I think it was this screenshot that was helpful

tensoralex · November 7, 2017, 2:38am

Yeah, I ve got V100 slightly better on a longer run, but still wont worth the money.

this is p2xlarge:

this is p3.2xlarge:

iskode · November 8, 2017, 8:48pm

Hi, Nvidia has built specialized software for leveraging AWS EC2 P3 instance power computing.
This is from the message they sent me as I have an account on Nvidia Developer:

You can now access performance-engineered deep learning frameworks with NVIDIA GPU Cloud (NGC) and the newly announced Amazon EC2 P3 instances with NVIDIA Tesla V100 GPUs. With Tesla V100s, you can train over 10X faster than Kepler GPUs.

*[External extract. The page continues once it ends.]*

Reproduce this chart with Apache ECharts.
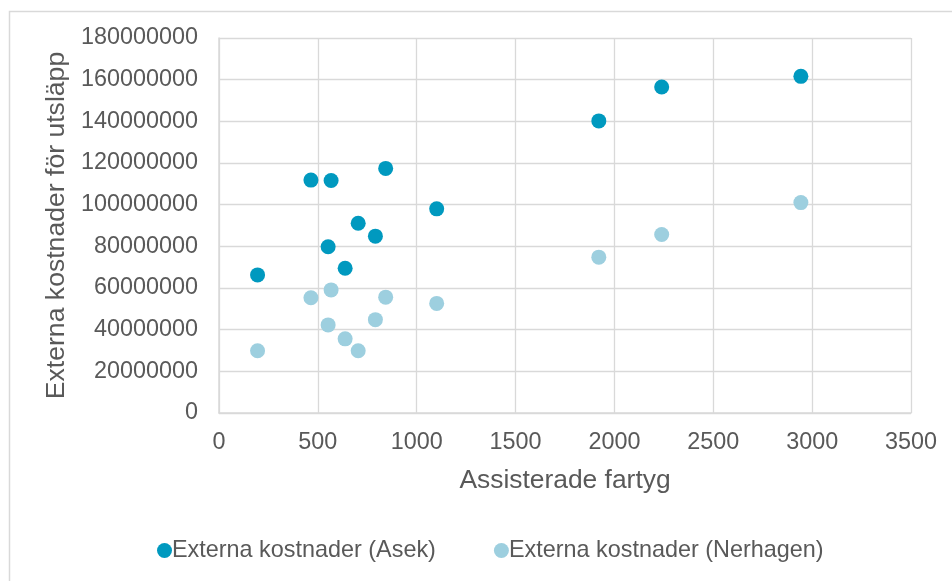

For more information follow the link below and create an account for free to use the tools :

iskode · November 8, 2017, 8:57pm

Hi @radek,
please may you possibly write a post about how to use your AMI based on spot instances as a step by step process like Jeremy did on the wiki lesson 2 (not fully detailed, but at least the steps): from choosing the AMI, setting configuration if applicable to launch and final setup for jupyter and so on…

Thank you so much.

radek · November 8, 2017, 9:22pm

Hi @iskode - please find setup instructions in the original post of this thread under the last section (Install script with AWS Spot instances with persistent storage).

I just updated the howto and this is what the end result looks like now:

I think initially it would be a good idea to follow the howto step for step, but once you start getting a hang of how AWS works it would be very straightforward to replace the AMI that you build in the howto with the official one from @jeremy. If you would need help on that please let me know. You can find the list of the official AMIs broken down by region in the Lesson 2 wiki.

mmr · November 17, 2017, 7:45am

Is there a way to know how much of the free credit I have used in amazon ec2.